野村先生は、現在の大学病院の副院長でもあるので、非常に多忙な方です。
緊急会議の為、外来を30分ぐらい中断しなければならないことがあるほどの忙しさです。
国立大学病院の教授で副院長ですよ?
そういう方が、中学生の相談に答える為にマンガ55巻を読破(?)なさったというのです。

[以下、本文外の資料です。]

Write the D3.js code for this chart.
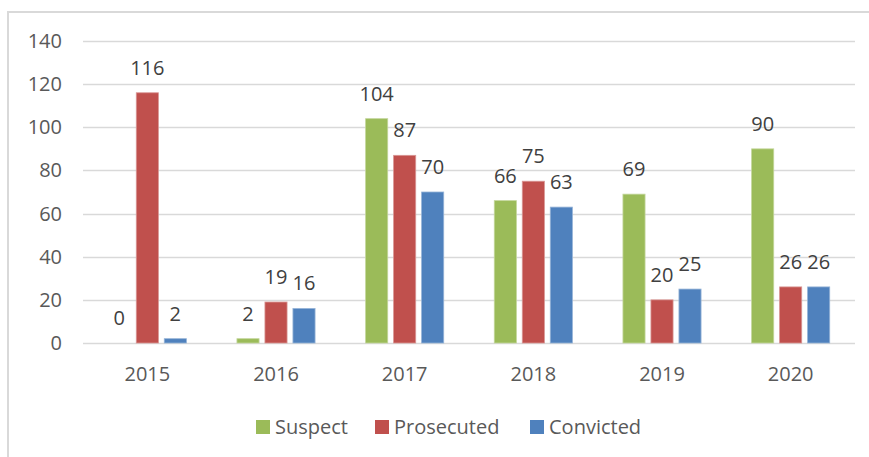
<!DOCTYPE html>
<html>
<head>
<meta charset="utf-8">
<script src="https://cdn.jsdelivr.net/npm/d3@7"></script>
<style>
  body { margin: 0; background: #fff; }
  svg { display: block; font-family: "Open Sans", sans-serif; }
</style>
</head>
<body>
<div id="chart"></div>
<script>
const WIDTH = 869
const HEIGHT = 457

// data
const years = ["2015", "2016", "2017", "2018", "2019", "2020"]
const seriesNames = ["Suspect", "Prosecuted", "Convicted"]
const suspect = [0, 2, 104, 66, 69, 90]
const prosecuted = [116, 19, 87, 75, 20, 26]
const convicted = [2, 16, 70, 63, 25, 26]
const yTicks = [0, 20, 40, 60, 80, 100, 120, 140]

const colors = ["#9bbb59", "#c0504d", "#4f81bd"]
const strokes = ["#c3d69b", "#d99694", "#95b3d7"]

var plot = {left: 83, right: 855, top: 41, bottom: 343}
var fontSize = "20px"

var svg = d3.select("#chart")
  .append("svg")
  .attr("width", WIDTH)
  .attr("height", HEIGHT)

// outer frame (only top and left show in the picture)
svg.append("rect")
  .attr("x", 8)
  .attr("y", 12)
  .attr("width", 900)
  .attr("height", 500)
  .attr("fill", "none")
  .attr("stroke", "#d9d9d9")
  .attr("stroke-width", 2)

var y = d3.scaleLinear()
  .domain([0, 140])
  .range([plot.bottom, plot.top])

var x0 = d3.scaleBand()
  .domain(years)
  .range([plot.left, plot.right])

var x1 = d3.scaleBand()
  .domain(seriesNames)
  .range([-42, 42])
  .paddingInner(0.21)
  .paddingOuter(0.105)

// gridlines
svg.append("g")
  .selectAll("line")
  .data(yTicks)
  .enter()
  .append("line")
  .attr("x1", plot.left)
  .attr("x2", plot.right)
  .attr("y1", d => Math.round(y(d)) + 0.5)
  .attr("y2", d => Math.round(y(d)) + 0.5)
  .attr("stroke", "#d9d9d9")
  .attr("stroke-width", 1.3)

// y axis labels
svg.append("g")
  .selectAll("text")
  .data(yTicks)
  .enter()
  .append("text")
  .attr("x", 62)
  .attr("y", d => y(d))
  .attr("dy", "0.35em")
  .attr("text-anchor", "end")
  .attr("fill", "#595959")
  .style("font-size", fontSize)
  .text(d => d)

// x axis labels
svg.append("g")
  .selectAll("text")
  .data(years)
  .enter()
  .append("text")
  .attr("x", d => x0(d) + x0.bandwidth() / 2)
  .attr("y", 374)
  .attr("dy", "0.35em")
  .attr("text-anchor", "middle")
  .attr("fill", "#595959")
  .style("font-size", fontSize)
  .text(d => d)

var allSeries = [suspect, prosecuted, convicted]

allSeries.forEach(function(values, s) {
  var name = seriesNames[s]
  var g = svg.append("g")

  g.selectAll("rect")
    .data(values)
    .enter()
    .append("rect")
    .attr("x", (d, i) => x0(years[i]) + x0.bandwidth() / 2 + x1(name))
    .attr("y", d => y(d))
    .attr("width", x1.bandwidth())
    .attr("height", d => y(0) - y(d))
    .attr("fill", colors[s])
    .attr("stroke", d => d > 0 ? strokes[s] : "none")
    .attr("stroke-width", 0.8)

  // data labels
  g.selectAll("text")
    .data(values)
    .enter()
    .append("text")
    .attr("x", (d, i) => x0(years[i]) + x0.bandwidth() / 2 + x1(name) + x1.bandwidth() / 2)
    .attr("y", d => y(d) - 25)
    .attr("dy", "0.35em")
    .attr("text-anchor", "middle")
    .attr("fill", "#404040")
    .style("font-size", fontSize)
    .text(d => d)
})

// legend
var legendX = [256, 375, 530]
var legend = svg.append("g")
seriesNames.forEach(function(name, s) {
  legend.append("rect")
    .attr("x", legendX[s])
    .attr("y", 420)
    .attr("width", 14)
    .attr("height", 14)
    .attr("fill", colors[s])
  legend.append("text")
    .attr("x", legendX[s] + 19)
    .attr("y", 427)
    .attr("dy", "0.35em")
    .attr("fill", "#595959")
    .style("font-size", fontSize)
    .text(name)
})
</script>
</body>
</html>
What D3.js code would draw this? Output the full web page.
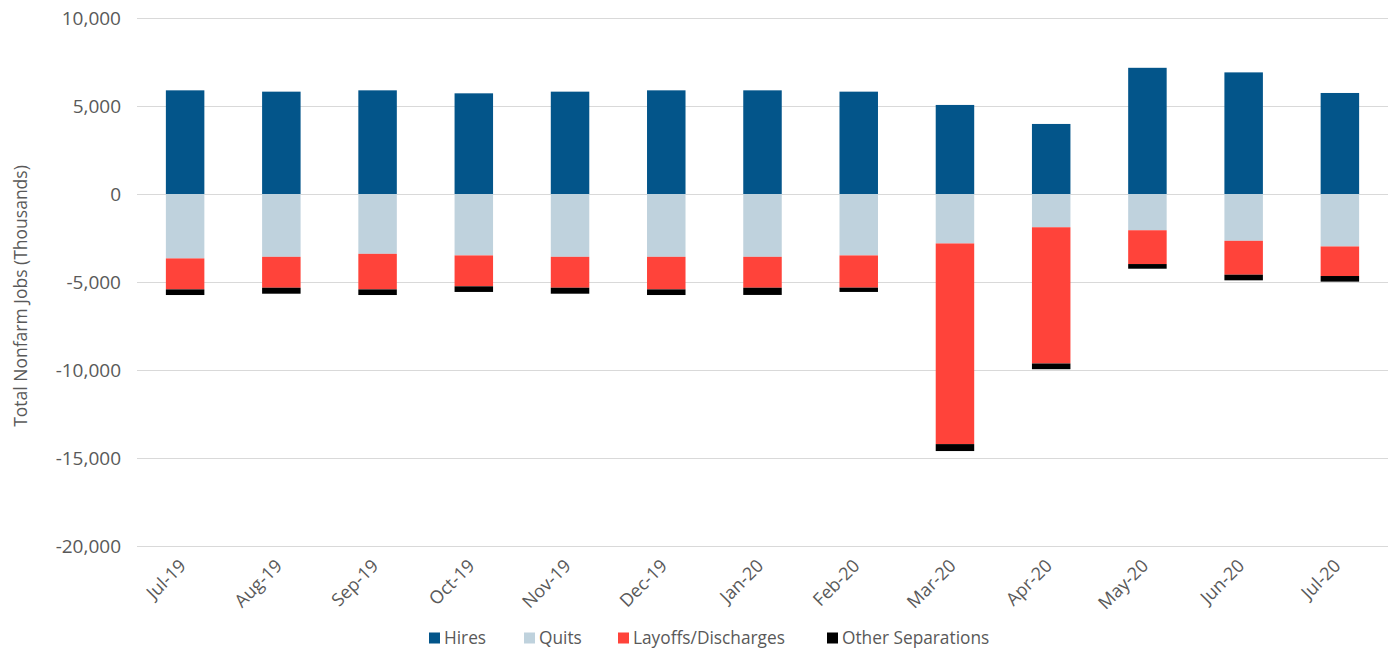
<!DOCTYPE html>
<html>
<head>
<meta charset="utf-8">
<script src="https://cdn.jsdelivr.net/npm/d3@7"></script>
<style>
  body { margin: 0; background: #fff; }
  text { font-family: "Open Sans", "Noto Sans", sans-serif; fill: #595959; }
</style>
</head>
<body>
<div class="container"></div>
<script>
// JOLTS flows, thousands
let months = ['Jul-19','Aug-19','Sep-19','Oct-19','Nov-19','Dec-19','Jan-20','Feb-20','Mar-20','Apr-20','May-20','Jun-20','Jul-20'];
let hires   = [5890, 5815, 5890, 5720, 5815, 5890, 5890, 5815, 5060, 3980, 7170, 6910, 5740];
let quits   = [3660, 3570, 3400, 3490, 3570, 3570, 3570, 3490, 2810, 1890, 2060, 2660, 2980];
let layoffs = [1760, 1755, 2020, 1755, 1755, 1850, 1755, 1830, 11400, 7740, 1920, 1925, 1680];
let other   = [320, 340, 320, 320, 340, 320, 410, 245, 395, 325, 265, 320, 320];
let yTicks  = [10000, 5000, 0, -5000, -10000, -15000, -20000];

let seriesNames = ['Hires', 'Quits', 'Layoffs/Discharges', 'Other Separations'];
let colors = ['#03558a', '#bfd2dd', '#ff433a', '#000000'];

let width = 1390, height = 652,
    margin = { top: 18, right: 2, bottom: 106, left: 137 };

let svg = d3.select('.container')
  .append('svg')
  .attr('width', width)
  .attr('height', height);

let xScale = d3.scaleBand()
  .domain(months)
  .range([margin.left, width - margin.right])
  .paddingInner(0.6)
  .paddingOuter(0.3);

let yScale = d3.scaleLinear()
  .domain([-20000, 10000])
  .range([height - margin.bottom, margin.top]);

// gridlines
svg.append('g')
  .selectAll('line')
  .data(yTicks)
  .enter()
  .append('line')
  .attr('x1', margin.left)
  .attr('x2', width - margin.right)
  .attr('y1', d => Math.round(yScale(d)) + 0.5)
  .attr('y2', d => Math.round(yScale(d)) + 0.5)
  .attr('stroke', '#d9d9d9')
  .attr('stroke-width', 1.2);

// y tick labels
svg.append('g')
  .selectAll('text')
  .data(yTicks)
  .enter()
  .append('text')
  .attr('x', 121)
  .attr('y', d => yScale(d))
  .attr('dy', '0.36em')
  .style('text-anchor', 'end')
  .style('font-size', '19px')
  .text(d => d3.format(',')(d).replace('−', '-'));

// stacks: hires up from zero, the rest down from zero
let rows = months.map((m, i) => {
  let q1 = -quits[i];
  let l1 = q1 - layoffs[i];
  let o1 = l1 - other[i];
  return [
    { m, s: 0, y0: 0, y1: hires[i] },
    { m, s: 1, y0: 0, y1: q1 },
    { m, s: 2, y0: q1, y1: l1 },
    { m, s: 3, y0: l1, y1: o1 }
  ];
}).flat();

svg.append('g')
  .selectAll('rect')
  .data(rows)
  .enter()
  .append('rect')
  .attr('x', d => xScale(d.m))
  .attr('width', xScale.bandwidth())
  .attr('y', d => yScale(Math.max(d.y0, d.y1)))
  .attr('height', d => Math.abs(yScale(d.y0) - yScale(d.y1)))
  .attr('fill', d => colors[d.s]);

// x labels
svg.append('g')
  .selectAll('text')
  .data(months)
  .enter()
  .append('text')
  .attr('transform', d => `translate(${xScale(d) + xScale.bandwidth() / 2 + 2}, 567) rotate(-45)`)
  .style('text-anchor', 'end')
  .style('font-size', '18px')
  .text(d => d);

// y axis title
svg.append('text')
  .attr('transform', 'translate(27, 296) rotate(-90)')
  .style('text-anchor', 'middle')
  .style('font-size', '17.5px')
  .text('Total Nonfarm Jobs (Thousands)');

// legend
let legendX = [429, 524, 618, 827];
let legend = svg.append('g')
  .selectAll('g')
  .data(seriesNames)
  .enter()
  .append('g')
  .attr('transform', (d, i) => `translate(${legendX[i]}, 638)`);

legend.append('rect')
  .attr('x', 0)
  .attr('y', -5.5)
  .attr('width', 11)
  .attr('height', 11)
  .attr('fill', (d, i) => colors[i]);

legend.append('text')
  .attr('x', 15)
  .attr('y', 0)
  .attr('dy', '0.36em')
  .style('font-size', '17.3px')
  .text(d => d);
</script>
</body>
</html>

深刻な悩みは本にいくらでも載っていますので、ここでは敢えて載せませんが、
どんな悩み、回答者によっては冷たく相談者を突き放してしまうであろうような相談に対しても、
野村先生は、絶対に「冷たい」回答をしない。
「もつれた心ほぐします」や、今も進行中の「人生案内」「心身」における野村先生の回答を読むたびに、
人の悩みを「親身になって聞く」とは、正にこういうことなのだ、と頭が下がります。
読んでいると、こちらの心まで本当にほぐされます。
野村先生の真摯な姿勢は他の精神科のみならず、全てのドクター、医療従事者や、
「人生相談回答者」がお手本にするべきだと思います。
診察しない読者の心まで「治療し」てしまう。野村先生は超一流の「回答者」であり、「名医」です。
私はうつ病になって不幸だと思った時期がありましたが、そのおかげで野村先生に
診て頂いている、自分の幸運を、今は、かたじけなく思う次第です。
悩みがある方にも、無い方にもお薦めしたい本です。